Appollinaire on art.





Anyone who enjoys Apollinaire, will love reading Apollinaire on art, a selection of his essays and reviews, translated from the French by Susan Sulieman and spanning the years 1902-1918. I've been reading it on and off for a while now, and it has given me a wonderful insight into the formulation of the aesthetic sensibility, which later give us so many wonderful poems. Apollinaire touches presciently on numerous interesting characters. Picasso, Matisse, Braque, are just the tip of a very large iceberg. Nearly every salon show in Paris (Salon of Women painters, Salon des Indépendents, the humorists' salons etc)comes under his scrutiny. He also talks about generally about the artworld, it's denizens, and the various movements and submovements that raged in that era. The Theft of the Mona Lisa, futurism and the criticism of poets are other examples of topics. Of the later poets who wrote art criticism, Apollinaire states "They have not made up their minds to admire everything new.
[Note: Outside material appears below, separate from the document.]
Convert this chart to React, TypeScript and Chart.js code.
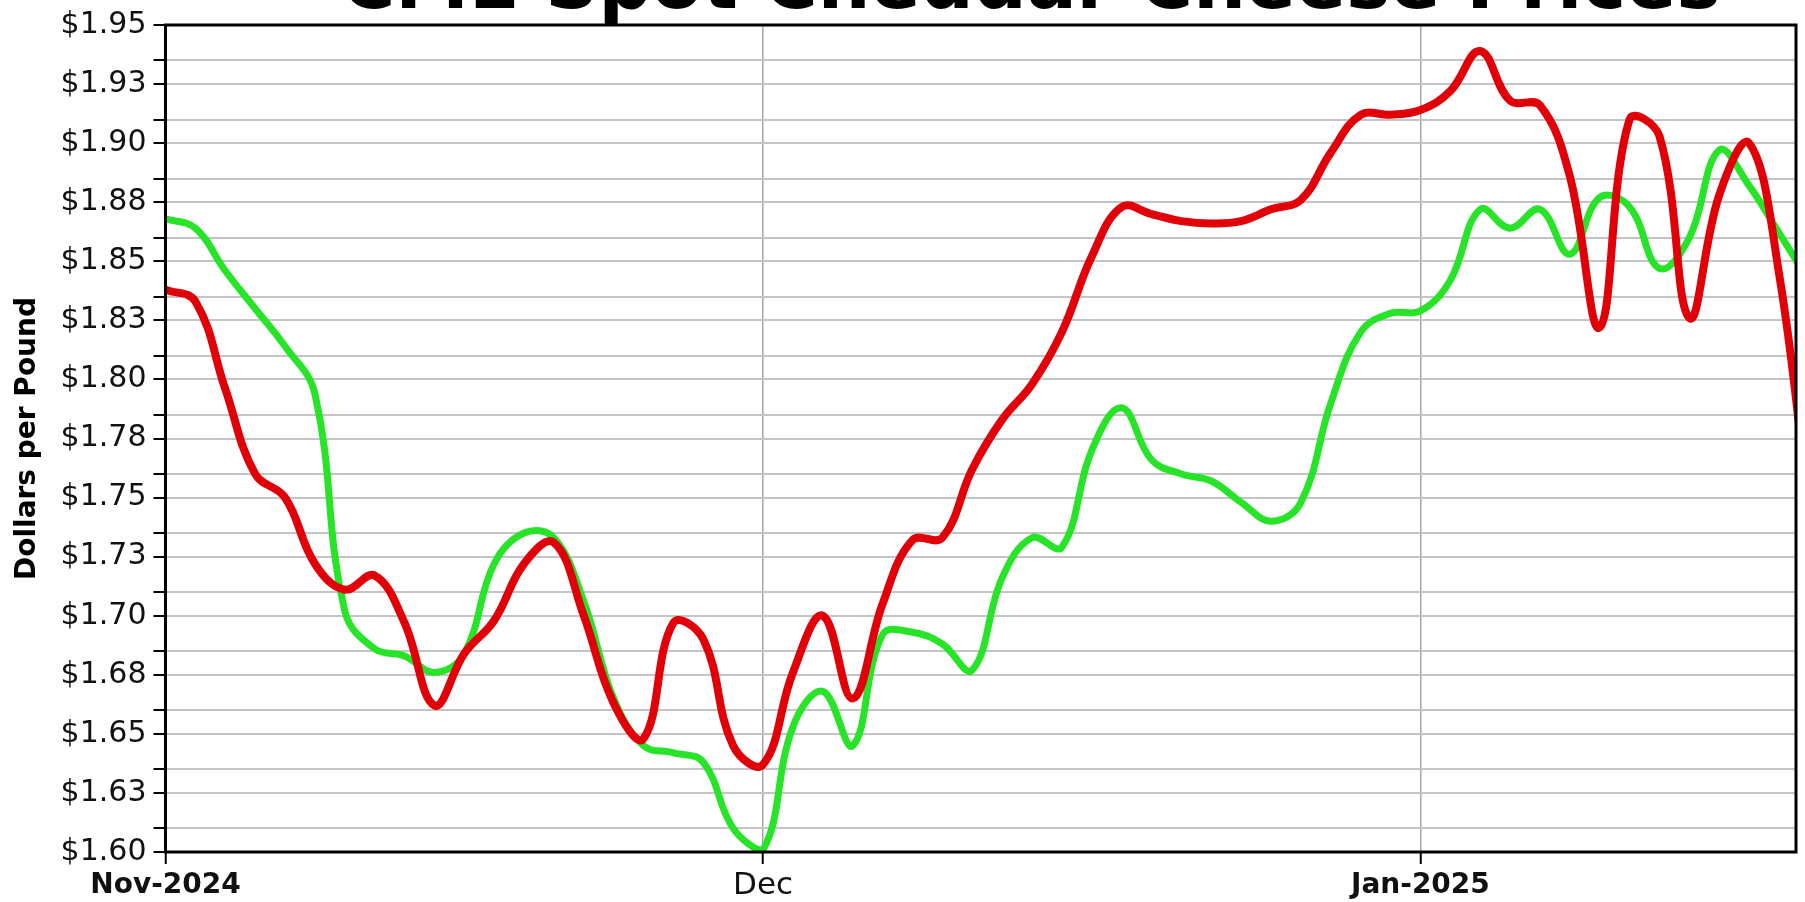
import { useEffect, useRef } from 'react';
import { Chart, registerables } from 'chart.js';

Chart.register(...registerables);

const chartTitle = 'CME Spot Cheddar Cheese Prices';
const yAxisTitle = 'Dollars per Pound';

// trading days (weekday slots) shown on the axis
const tradingDays = [
  '2024-11-01', '2024-11-04', '2024-11-05', '2024-11-06', '2024-11-07', '2024-11-08',
  '2024-11-11', '2024-11-12', '2024-11-13', '2024-11-14', '2024-11-15',
  '2024-11-18', '2024-11-19', '2024-11-20', '2024-11-21', '2024-11-22',
  '2024-11-25', '2024-11-26', '2024-11-27', '2024-11-29',
  '2024-12-02', '2024-12-03', '2024-12-04', '2024-12-05', '2024-12-06',
  '2024-12-09', '2024-12-10', '2024-12-11', '2024-12-12', '2024-12-13',
  '2024-12-16', '2024-12-17', '2024-12-18', '2024-12-19', '2024-12-20',
  '2024-12-23', '2024-12-24', '2024-12-25', '2024-12-26', '2024-12-27',
  '2024-12-30', '2024-12-31',
  '2025-01-01', '2025-01-02', '2025-01-03', '2025-01-06', '2025-01-07', '2025-01-08',
  '2025-01-09', '2025-01-10', '2025-01-13', '2025-01-14', '2025-01-15', '2025-01-16',
  '2025-01-17', '2025-01-20',
];

// red series
const blockPrices = [
  1.838, 1.833, 1.796, 1.760, 1.750, 1.722, 1.711, 1.717, 1.697, 1.662,
  1.684, 1.698, 1.722, 1.731, 1.700, 1.663, 1.648, 1.697, 1.690, 1.645,
  1.637, 1.676, 1.700, 1.665, 1.705, 1.732, 1.733, 1.762, 1.783, 1.798,
  1.820, 1.852, 1.873, 1.870, 1.867, 1.866, 1.867, 1.872, 1.876, 1.896,
  1.912, 1.912, 1.914, 1.922, 1.939, 1.918, 1.916, 1.886, 1.822, 1.910,
  1.903, 1.826, 1.878, 1.900, 1.845, 1.745,
];

// green series
const barrelPrices = [
  1.868, 1.864, 1.846, 1.830, 1.814, 1.794, 1.702, 1.686, 1.683, 1.676,
  1.684, 1.722, 1.735, 1.733, 1.706, 1.665, 1.645, 1.642, 1.638, 1.610,
  1.601, 1.653, 1.668, 1.645, 1.692, 1.693, 1.688, 1.677, 1.716, 1.733,
  1.729, 1.770, 1.788, 1.766, 1.760, 1.757, 1.748, 1.740, 1.748, 1.790,
  1.820, 1.828, 1.829, 1.842, 1.872, 1.864, 1.872, 1.853, 1.877, 1.873,
  1.847, 1.860, 1.897, 1.882, 1.862, 1.842,
];

const xTickDays = ['2024-11-01', '2024-12-02', '2025-01-01'];
const xTickLabels = ['Nov-2024', 'Dec', 'Jan-2025'];
const xAxisEnd = 54.57;

const yMin = 1.6;
const yMax = 1.95;
const yTickValues = [
  1.6, 1.625, 1.65, 1.675, 1.7, 1.725, 1.75, 1.775, 1.8, 1.825, 1.85, 1.875, 1.9, 1.925, 1.95,
];
const yTickLabels = [
  '$1.60', '$1.63', '$1.65', '$1.68', '$1.70', '$1.73', '$1.75', '$1.78',
  '$1.80', '$1.83', '$1.85', '$1.88', '$1.90', '$1.93', '$1.95',
];
const yMinorValues = [
  1.61, 1.635, 1.66, 1.685, 1.71, 1.735, 1.76, 1.785, 1.81, 1.835, 1.86, 1.885, 1.91, 1.935,
];

const FONT = '"DejaVu Sans", Verdana, sans-serif';

const framePlugin = {
  id: 'frame',
  afterDatasetsDraw(chart: any) {
    const { ctx, chartArea } = chart;
    ctx.save();
    ctx.strokeStyle = '#000';
    ctx.lineWidth = 3;
    ctx.strokeRect(chartArea.left, chartArea.top, chartArea.right - chartArea.left, chartArea.bottom - chartArea.top);
    ctx.restore();
  },
};

const cutTitlePlugin = {
  id: 'cutTitle',
  afterDraw(chart: any) {
    const { ctx, chartArea } = chart;
    ctx.save();
    ctx.font = `bold 74px ${FONT}`;
    ctx.fillStyle = '#000';
    ctx.textAlign = 'center';
    ctx.textBaseline = 'alphabetic';
    ctx.fillText(chartTitle, (chartArea.left + chartArea.right) / 2 + 50, chartArea.top - 17);
    ctx.restore();
  },
};

export default function App() {
  const canvasRef = useRef<HTMLCanvasElement | null>(null);

  useEffect(() => {
    if (!canvasRef.current) return;
    const xTickValues = xTickDays.map((d) => tradingDays.indexOf(d));
    const chart = new Chart(canvasRef.current, {
      type: 'line',
      data: {
        datasets: [
          {
            label: 'Blocks',
            data: blockPrices.map((v, i) => ({ x: i, y: v })),
            borderColor: 'rgb(226,0,8)',
            borderWidth: 8,
            pointRadius: 0,
            tension: 0.4,
            fill: false,
          },
          {
            label: 'Barrels',
            data: barrelPrices.map((v, i) => ({ x: i, y: v })),
            borderColor: 'rgb(40,228,40)',
            borderWidth: 7,
            pointRadius: 0,
            tension: 0.4,
            fill: false,
          },
        ],
      },
      options: {
        animation: false,
        responsive: true,
        maintainAspectRatio: false,
        layout: { padding: { left: 2, right: 9, top: 18, bottom: -6 } },
        plugins: {
          legend: { display: false },
          tooltip: { enabled: false },
          title: { display: false },
        },
        scales: {
          x: {
            type: 'linear',
            min: 0,
            max: xAxisEnd,
            afterBuildTicks: (scale: any) => {
              scale.ticks = xTickValues.map((v) => ({ value: v }));
            },
            ticks: {
              autoSkip: false,
              maxRotation: 0,
              padding: 8,
              color: '#111',
              callback: (value: any) => {
                const i = xTickValues.indexOf(Number(value));
                return i >= 0 ? xTickLabels[i] : '';
              },
              font: (ctx: any) => {
                const i = xTickValues.indexOf(ctx.tick ? ctx.tick.value : -1);
                const lbl = i >= 0 ? xTickLabels[i] : '';
                const bold = lbl.indexOf('-') >= 0;
                return { family: FONT, size: bold ? 28 : 31, weight: bold ? 'bold' : 'normal', lineHeight: '28px' };
              },
            },
            grid: {
              color: (ctx: any) => (ctx.tick && ctx.tick.value === 0 ? 'rgba(0,0,0,0)' : '#a6a6a6'),
              lineWidth: 1.5,
              tickColor: '#000',
              tickWidth: 2,
              tickLength: 12,
            },
            border: { display: false },
          },
          y: {
            type: 'linear',
            min: yMin,
            max: yMax,
            afterBuildTicks: (scale: any) => {
              const all = [...yTickValues, ...yMinorValues].sort((a, b) => a - b);
              scale.ticks = all.map((v) => ({ value: v }));
            },
            ticks: {
              autoSkip: false,
              padding: 7,
              color: '#111',
              font: { family: FONT, size: 30 },
              callback: (value: any) => {
                const i = yTickValues.findIndex((t) => Math.abs(t - Number(value)) < 1e-6);
                return i >= 0 ? yTickLabels[i] : '';
              },
            },
            grid: {
              color: '#c4c4c4',
              lineWidth: 2,
              tickColor: '#000',
              tickWidth: 2,
              tickLength: 12,
            },
            border: { display: false },
            title: {
              display: true,
              text: yAxisTitle,
              color: '#000',
              font: { family: FONT, size: 28, weight: 'bold' },
              padding: { top: 9, bottom: 9 },
            },
          },
        },
      },
      plugins: [framePlugin, cutTitlePlugin],
    });
    return () => chart.destroy();
  }, []);

  return (
    <div style={{ position: 'absolute', left: 0, top: 0, width: 1805, height: 902 }}>
      <canvas ref={canvasRef} />
    </div>
  );
}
They are trying to distinguish the good from the bad so that energies liberated by the good should not be lost". In doing so, Apollinaire was defending the rights of poets, to express opinions on art, in both technical and wider matters. This cheered me up a little, as of late I've grown tired of hearing poets come on Late Review style shows, stumbling like embarassed schoolchildren, when it comes to a review of something outside of theatre, television or poetry. Afraid to say what they think.